▸ **PROBLEM TO WORK ON**:
Take the line containing "Write the Plotly code for this chart." as the first line and the line containing "import plotly.graph_objects as go" as the last, and output that span verbatim without any images.

start INPUT FOR THIS TASK

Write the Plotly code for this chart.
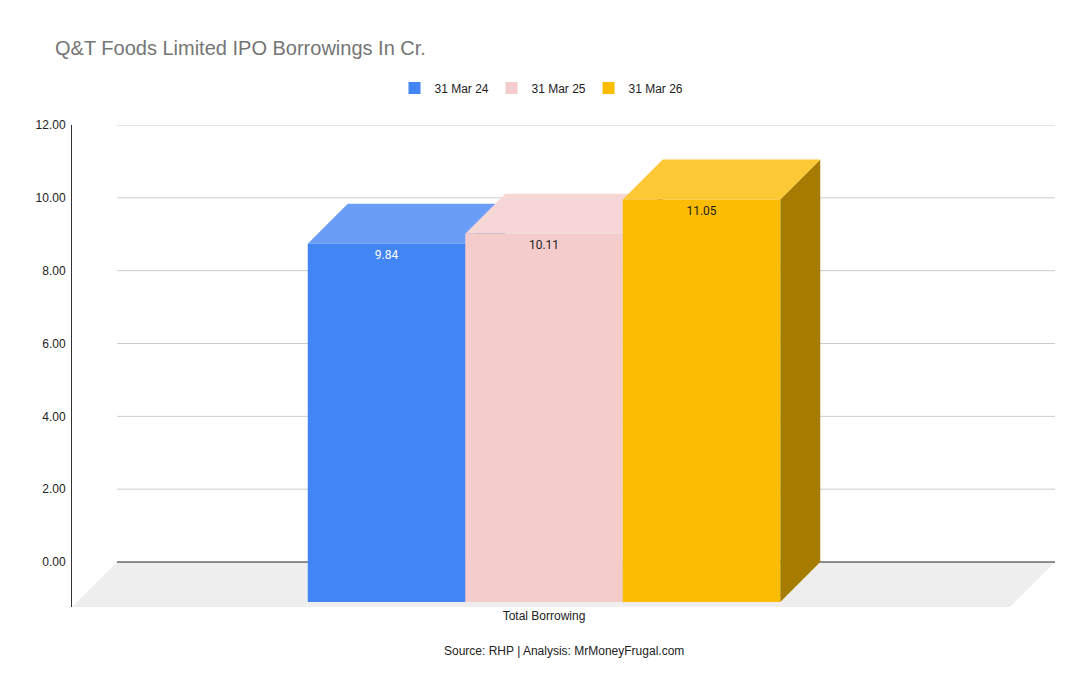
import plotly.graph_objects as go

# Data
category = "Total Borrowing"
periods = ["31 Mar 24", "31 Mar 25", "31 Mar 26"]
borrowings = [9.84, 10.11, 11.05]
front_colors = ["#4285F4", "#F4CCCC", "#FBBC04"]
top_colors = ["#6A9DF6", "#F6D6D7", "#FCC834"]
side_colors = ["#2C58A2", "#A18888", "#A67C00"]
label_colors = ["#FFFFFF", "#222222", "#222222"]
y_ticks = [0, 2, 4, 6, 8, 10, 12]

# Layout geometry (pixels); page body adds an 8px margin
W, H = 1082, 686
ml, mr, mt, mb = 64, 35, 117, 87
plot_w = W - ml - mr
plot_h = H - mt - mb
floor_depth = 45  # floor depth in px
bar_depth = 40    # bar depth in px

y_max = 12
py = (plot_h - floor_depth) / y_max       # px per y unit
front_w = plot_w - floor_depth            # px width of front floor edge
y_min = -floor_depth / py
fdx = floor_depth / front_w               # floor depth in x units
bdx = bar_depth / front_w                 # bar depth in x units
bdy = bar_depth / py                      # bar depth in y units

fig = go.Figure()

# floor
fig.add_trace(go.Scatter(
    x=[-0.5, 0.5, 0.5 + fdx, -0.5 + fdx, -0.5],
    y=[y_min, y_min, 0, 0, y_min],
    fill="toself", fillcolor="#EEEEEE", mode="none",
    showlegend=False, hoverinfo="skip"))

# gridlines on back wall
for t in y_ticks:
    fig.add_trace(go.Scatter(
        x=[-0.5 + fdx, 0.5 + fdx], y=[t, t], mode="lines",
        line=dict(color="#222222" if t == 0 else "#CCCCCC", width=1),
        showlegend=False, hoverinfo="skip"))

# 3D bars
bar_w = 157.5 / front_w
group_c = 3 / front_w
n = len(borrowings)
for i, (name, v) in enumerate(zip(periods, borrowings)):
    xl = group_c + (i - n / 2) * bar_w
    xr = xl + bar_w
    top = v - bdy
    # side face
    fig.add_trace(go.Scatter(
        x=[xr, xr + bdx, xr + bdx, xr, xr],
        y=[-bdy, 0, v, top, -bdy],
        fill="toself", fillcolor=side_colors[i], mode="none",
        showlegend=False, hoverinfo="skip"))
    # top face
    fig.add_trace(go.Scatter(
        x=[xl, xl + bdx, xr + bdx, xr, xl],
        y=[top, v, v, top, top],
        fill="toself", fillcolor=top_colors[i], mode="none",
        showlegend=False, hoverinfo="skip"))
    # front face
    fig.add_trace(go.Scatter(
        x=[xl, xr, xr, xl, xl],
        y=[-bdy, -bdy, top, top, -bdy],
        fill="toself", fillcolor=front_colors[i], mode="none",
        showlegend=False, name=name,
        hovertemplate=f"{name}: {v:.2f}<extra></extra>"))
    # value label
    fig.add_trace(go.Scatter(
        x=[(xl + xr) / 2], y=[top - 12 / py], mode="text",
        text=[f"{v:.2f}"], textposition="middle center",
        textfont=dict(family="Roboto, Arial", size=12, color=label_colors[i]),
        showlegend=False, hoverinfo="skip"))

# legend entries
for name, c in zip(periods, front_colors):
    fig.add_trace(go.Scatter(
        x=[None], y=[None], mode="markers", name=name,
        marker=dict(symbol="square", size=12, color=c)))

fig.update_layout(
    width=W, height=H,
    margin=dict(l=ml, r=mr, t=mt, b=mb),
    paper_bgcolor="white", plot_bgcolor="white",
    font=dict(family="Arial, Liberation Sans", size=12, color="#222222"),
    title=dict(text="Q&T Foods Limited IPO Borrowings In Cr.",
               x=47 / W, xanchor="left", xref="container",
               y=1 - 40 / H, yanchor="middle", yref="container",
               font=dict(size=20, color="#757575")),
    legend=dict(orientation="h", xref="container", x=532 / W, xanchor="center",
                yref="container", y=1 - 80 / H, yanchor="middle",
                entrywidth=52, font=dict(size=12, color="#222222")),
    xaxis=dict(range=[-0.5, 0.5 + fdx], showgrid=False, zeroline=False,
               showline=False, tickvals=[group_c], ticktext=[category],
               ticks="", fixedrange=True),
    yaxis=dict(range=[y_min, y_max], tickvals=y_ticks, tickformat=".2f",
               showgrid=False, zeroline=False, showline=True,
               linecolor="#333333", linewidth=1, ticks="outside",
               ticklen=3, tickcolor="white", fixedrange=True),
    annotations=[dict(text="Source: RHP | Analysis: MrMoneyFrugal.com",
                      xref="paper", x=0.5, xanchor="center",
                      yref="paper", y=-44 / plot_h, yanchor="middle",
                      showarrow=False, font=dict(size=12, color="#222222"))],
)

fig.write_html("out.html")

end INPUT FOR THIS TASK
start INPUT FOR THIS TASK

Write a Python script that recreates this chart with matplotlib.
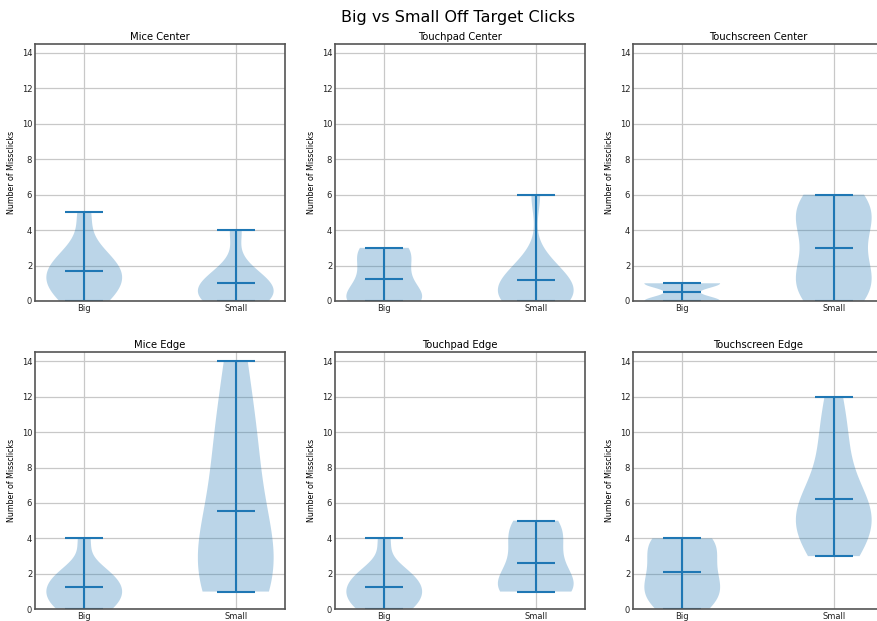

end INPUT FOR THIS TASK

▸ **SOLUTION**:
Write the Plotly code for this chart.
import plotly.graph_objects as go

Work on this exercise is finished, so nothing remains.